Édito | Syrie: une lueur d’espoir au milieu des ombres
Les Occidentaux vont devoir se montrer pragmatiques face à la nouvelle donne syrienne. Contribuer à la stabilité de ce pays, tout en défendant leurs valeurs, est dans leur intérêt.
Après plus d’un demi-siècle d’emprise sur la Syrie, le clan al-Assad n’est plus. Bachar, l’homme qui n’avait pas hésité à utiliser des armes chimiques contre son peuple, a lâchement fui face à l’avancée des troupes rebelles. Dans les rues de Damas, les badauds exultent. Le règne du tyran, dont la répression a entraîné la mort de 500.000 personnes et l’exode de 6 millions de Syriens, appartient au passé. Peu regretteront ce président déchu, désormais réfugié à Moscou. Mais si les Syriens célèbrent légitimement cette chute, nombreux sont ceux qui partagent leurs craintes pour l’avenir. Une page s’est tournée, la suivante reste à écrire.
Et admettons-le d'emblée, la donne appelle à la plus grande prudence. Aussi pragmatique soit-il, le leader des rebelles Abou Mohammed al-Joulani a un passé de djihadiste patenté. Le fait qu’il soit parvenu à discipliner ses troupes et rassurer les minorités religieuses est encourageant, mais point d’emballement: ses intentions à moyen et long terme restent inconnues.
Peut-il faire émerger un régime stable, respectant dans la durée l’ensemble des communautés de la mosaïque syrienne? Peut-on espérer des élections dans un avenir proche? Quelle sera son attitude en matière de droits humains? Peut-il redresser une économie en banqueroute? Ces questions sont fondamentales.

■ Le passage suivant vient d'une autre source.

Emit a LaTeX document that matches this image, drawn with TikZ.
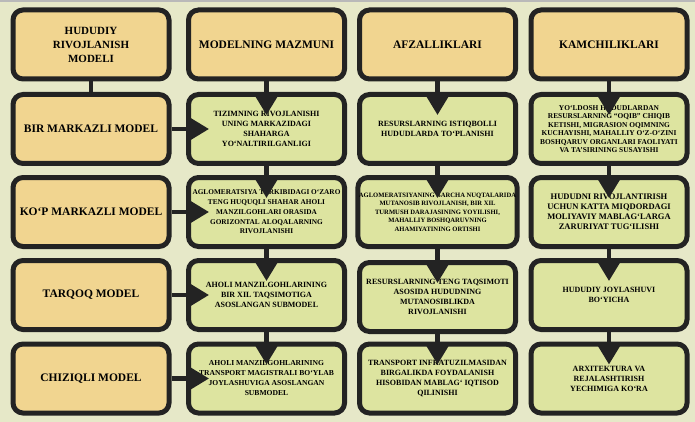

Les chancelleries occidentales n’ont pas le choix: elles devront prendre langue rapidement avec les nouvelles autorités, se lancer dans un exercice diplomatique dans l’espoir de stabiliser le pays. Au cœur de la poudrière du Moyen-Orient, une Syrie stable est aussi dans leur intérêt.
En revanche, si le pays replonge dans les affres de la guerre civile, nous assisterons impuissants à une catastrophe humanitaire, laquelle s’accompagnera à n’en point douter d’une nouvelle crise de l’asile. Dans une Europe où plusieurs capitales se raidissent dès qu’il est question de migration, ce scénario pourrait s’avérer détonnant. Au passage, notons que les pays de l’UE qui suspendent les demandes d’asile des Syriens, voire évoquent carrément leur expulsion, vont franchement vite en besogne. Un pays sûr peut se construire, mais ne se décrète pas.

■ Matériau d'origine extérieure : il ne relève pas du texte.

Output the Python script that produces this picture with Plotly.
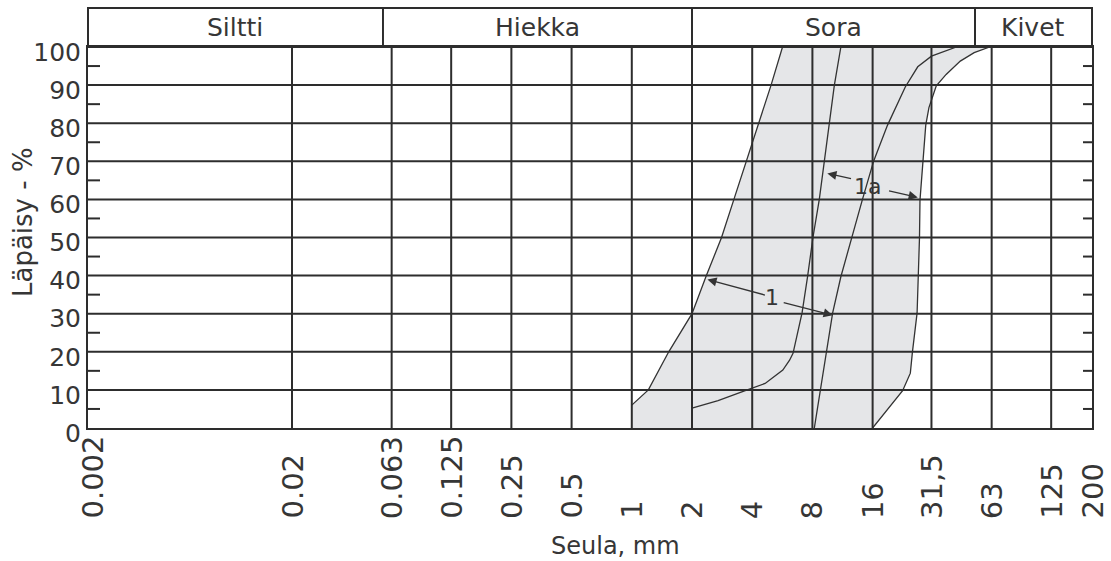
import math
import plotly.graph_objects as go

# ---------------- data ----------------
SIEVE_MM = [0.002, 0.02, 0.063, 0.125, 0.25, 0.5, 1, 2, 4, 8, 16, 31.5, 63, 125, 200]
SIEVE_LABELS = ["0.002", "0.02", "0.063", "0.125", "0.25", "0.5", "1", "2", "4",
                "8", "16", "31,5", "63", "125", "200"]
PASS_TICKS = [0, 10, 20, 30, 40, 50, 60, 70, 80, 90, 100]
PASS_MINOR = [5, 15, 25, 35, 45, 55, 65, 75, 85, 95]

CLASS_NAMES = ["Siltti", "Hiekka", "Sora", "Kivet"]
CLASS_EDGES = [0.057, 2, 52]          # inner boundaries between the classes, mm

# envelope curve 1, fine side (left)
A_MM = [1.0, 1.21, 1.53, 2.0, 2.36, 2.81, 3.24, 3.74, 4.31, 4.97, 5.67]
A_PCT = [6, 10, 20, 30, 40, 50, 60, 70, 80, 90, 100]
# envelope curve 1a, fine side
B_MM = [2.0, 2.70, 3.69, 4.64, 5.69, 6.15, 6.40, 6.66, 7.10, 7.56, 8.05, 8.66, 9.18, 9.73, 10.3, 11.1]
B_PCT = [5.2, 7.2, 9.8, 11.7, 15.2, 17.8, 19.6, 24, 30.2, 39.6, 50, 60, 70, 80, 90, 100]
# envelope curve 1, coarse side
C_MM = [8.18, 8.74, 9.4, 10.1, 11.1, 12.55, 14.2, 16.2, 19.0, 23.3, 26.9, 31.5, 37.4, 42.0]
C_PCT = [0, 9.8, 19.9, 30.2, 39.7, 50, 59.8, 70.1, 79.5, 89.5, 94.8, 97.6, 99.1, 100]
# envelope curve 1a, coarse side (right)
D_MM = [16.0, 18.9, 22.6, 24.7, 25.3, 26.7, 27.1, 27.45, 27.6, 28.6, 29.5, 30.6, 33.3, 37.3, 43.9, 51.5, 61.6]
D_PCT = [0, 4.7, 9.8, 14.4, 19.9, 30.2, 39.7, 50, 59.8, 70.1, 79.5, 84.1, 89.8, 92.8, 96.3, 98.5, 100]

# ---------------- styling ----------------
INK = "#2d2d2d"
TXT = "#363636"
FILL = "#e5e6e8"
FONT = "DejaVu Sans"

LOGMIN = math.log10(0.002) - 0.02
LOGMAX = math.log10(200)
PLOT_W = 1004
PLOT_H = 381


def xpaper(v):
    return (math.log10(v) - LOGMIN) / (LOGMAX - LOGMIN)


fig = go.Figure()

# grey band between the outermost curves
fig.add_trace(go.Scatter(
    x=[A_MM[0]] + A_MM + D_MM[::-1],
    y=[0] + A_PCT + D_PCT[::-1],
    mode="lines", fill="toself", fillcolor=FILL,
    line=dict(width=0), hoverinfo="skip", showlegend=False))

for xs, ys in [(A_MM, A_PCT), (B_MM, B_PCT), (C_MM, C_PCT), (D_MM, D_PCT)]:
    fig.add_trace(go.Scatter(x=xs, y=ys, mode="lines",
                             line=dict(color="#333333", width=1.3),
                             showlegend=False, hoverinfo="skip"))

shapes = []
# grid lines above the grey fill
for v in SIEVE_MM[1:-1]:
    shapes.append(dict(type="line", xref="x", yref="y", x0=v, x1=v, y0=0, y1=100,
                       line=dict(color=INK, width=2), layer="above"))
for p in PASS_TICKS[1:-1]:
    shapes.append(dict(type="line", xref="paper", yref="y", x0=0, x1=1, y0=p, y1=p,
                       line=dict(color=INK, width=2), layer="above"))
# minor ticks inside the frame
for p in PASS_MINOR:
    shapes.append(dict(type="line", xref="paper", yref="y", x0=0, x1=12 / PLOT_W, y0=p, y1=p,
                       line=dict(color=INK, width=2), layer="above"))
    shapes.append(dict(type="line", xref="paper", yref="y", x0=1 - 9 / PLOT_W, x1=1, y0=p, y1=p,
                       line=dict(color=INK, width=2), layer="above"))
# soil class header
HB = 1 + 39 / PLOT_H
shapes.append(dict(type="rect", xref="paper", yref="paper", x0=0, x1=1, y0=1, y1=HB,
                   line=dict(color=INK, width=2), layer="above"))
for e in CLASS_EDGES:
    shapes.append(dict(type="line", xref="paper", yref="paper", x0=xpaper(e), x1=xpaper(e),
                       y0=1, y1=HB, line=dict(color=INK, width=2), layer="above"))

annotations = []
bounds = [0.0] + [xpaper(e) for e in CLASS_EDGES] + [1.0]
for i, name in enumerate(CLASS_NAMES):
    annotations.append(dict(xref="paper", yref="paper", x=(bounds[i] + bounds[i + 1]) / 2,
                            y=1 + 19.5 / PLOT_H, text=name, showarrow=False,
                            xanchor="center", yanchor="middle",
                            font=dict(family=FONT, size=25, color=TXT)))

# x tick labels (bottom-aligned, rotated)
for v, lab in zip(SIEVE_MM, SIEVE_LABELS):
    annotations.append(dict(xref="x", yref="paper", x=math.log10(v), y=-93 / PLOT_H,
                            text=lab, textangle=-90, showarrow=False,
                            xanchor="center", yanchor="bottom",
                            font=dict(family=FONT, size=29, color=TXT)))

# axis titles
annotations.append(dict(xref="paper", yref="paper", x=(615 - 88) / PLOT_W, y=-118 / PLOT_H,
                        text="Seula, mm", showarrow=False, xanchor="center", yanchor="middle",
                        font=dict(family=FONT, size=24, color=TXT)))
annotations.append(dict(xref="paper", yref="paper", x=(23 - 88) / PLOT_W, y=(428 - 222) / PLOT_H,
                        text="Läpäisy - %", textangle=-90, showarrow=False,
                        xanchor="center", yanchor="middle",
                        font=dict(family=FONT, size=26, color=TXT)))

# envelope labels with arrows
LABELS = [("1", 5.0, 34.3, [((2.39, 39.0), (4.71, 34.8)), ((10.1, 29.6), (5.65, 33.0))]),
          ("1a", 15.1, 63.5, [((9.5, 66.8), (12.7, 65.4)), ((26.9, 60.5), (19.0, 62.3))])]
for text, lx, ly, arrows in LABELS:
    annotations.append(dict(xref="x", yref="y", x=math.log10(lx), y=ly, text=text,
                            showarrow=False, font=dict(family=FONT, size=22, color=TXT)))
    for (hx, hy), (tx, ty) in arrows:
        annotations.append(dict(xref="x", yref="y", axref="x", ayref="y",
                                x=math.log10(hx), y=hy, ax=math.log10(tx), ay=ty, text="",
                                showarrow=True, arrowhead=2, arrowsize=1.4, arrowwidth=1.3,
                                arrowcolor="#333333", standoff=0, startstandoff=0))

fig.update_layout(
    width=1111, height=561,
    margin=dict(l=88, r=19, t=47, b=133),
    paper_bgcolor="white", plot_bgcolor="white",
    shapes=shapes, annotations=annotations,
    xaxis=dict(type="log", range=[LOGMIN, LOGMAX], tickvals=SIEVE_MM,
               showticklabels=False, ticks="", showgrid=False, zeroline=False,
               showline=True, mirror=True, linecolor=INK, linewidth=2),
    yaxis=dict(range=[0, 100], tickvals=PASS_TICKS, ticktext=[str(t) for t in PASS_TICKS],
               ticks="", showgrid=False, zeroline=False, ticklabelshift=5,
               showline=True, mirror=True, linecolor=INK, linewidth=2,
               tickfont=dict(family=FONT, size=25, color=TXT)),
)

fig.write_html("out.html", config={"displayModeBar": False},
               post_script="document.body.style.margin='0';document.body.style.overflow='hidden';")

C’est d’autant plus prégnant dans un État où subsistent des fanatiques affiliés à Daech. Les Américains ne s’y sont pas trompés en frappant dimanche plus de 75 cibles de l’État islamique afin d’empêcher le groupe terroriste de profiter de la situation. C’est également prégnant dans un État qui n’est absolument pas à l’abri d’ingérences étrangères. Le risque de le voir se transformer en terrain d’affrontements prolongés entre des acteurs étatiques ou paraétatiques – Israël et Hezbollah, mais aussi Turquie et forces kurdes – reste, en effet, particulièrement préoccupant.
Les Occidentaux, à l’exception des Américains, n’occuperont probablement qu’une place secondaire dans l’avenir de la Syrie. Cohérence et pragmatisme s’imposeront toutefois s’ils veulent contribuer à tenir la contrée historique des Omeyyades éloignée de l’abîme, voire à la reconstruire. La lueur d’espoir née de la chute d’un tyran laissera-t-elle place à une nouvelle ère? Il est de notre devoir de l’espérer, dans notre intérêt de la favoriser.